I started experimenting in the pool in the past several weeks. At the end of my workouts, I swim 50s with and without a pull-buoy and concentrate on what my arms and legs are doing. Here's what I've found (and it's extremely annoying): without a pull-buoy breathing naturally on my right working very hard to keep my body and kick streamlined, my 50-yard time is within one second of my time with a pull-buoy breathing naturally on my left. The difference (i.e., the annoying thing) is the very little amount of effort I have to put in while swimming with a pull-buoy. 

What could possibly be going on here? Are my legs or my kick causing massive drag? It's hard to believe that I'm not getting at least a tiny bit of propulsion from my kick. Is my pull different when breathing on different sides? Am I in a different position in the water?
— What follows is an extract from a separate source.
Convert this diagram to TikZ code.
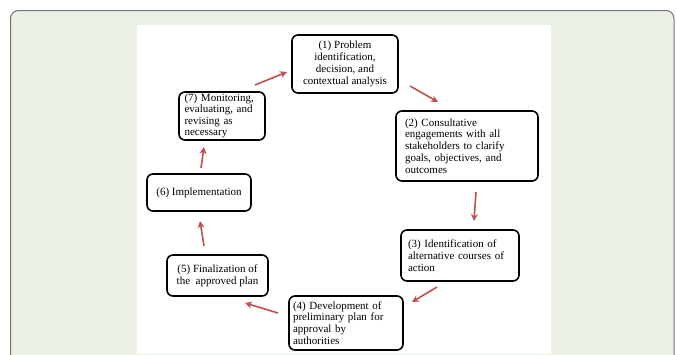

After studying it the best I can (it's not easy to study with detachment from an internal state), it does, indeed, feel like I'm getting more from my pull when I breathe on my left. I come up with two pieces of evidence: being right-handed/right-dominant, my right arm is stronger, and when breathing on my left, I rotate in a way that keeps my right arm under my body instead of way-wide like in the video. Further study Also revealed to me that I turn my head to breathe at a different point in the stroke cycle on each side. Breathing right, although it "feels" natural, it's more awkward to the stroke and there's an obvious momentary lapse in my kick.

And therefore, this week, while I recover mentally from the failed race finish, I've begun doing drills to fix my bilateral breathing and sync my kick. It's not natural just yet, and it probably won't be for a while, but hopefully I'll have something to show in a month or two.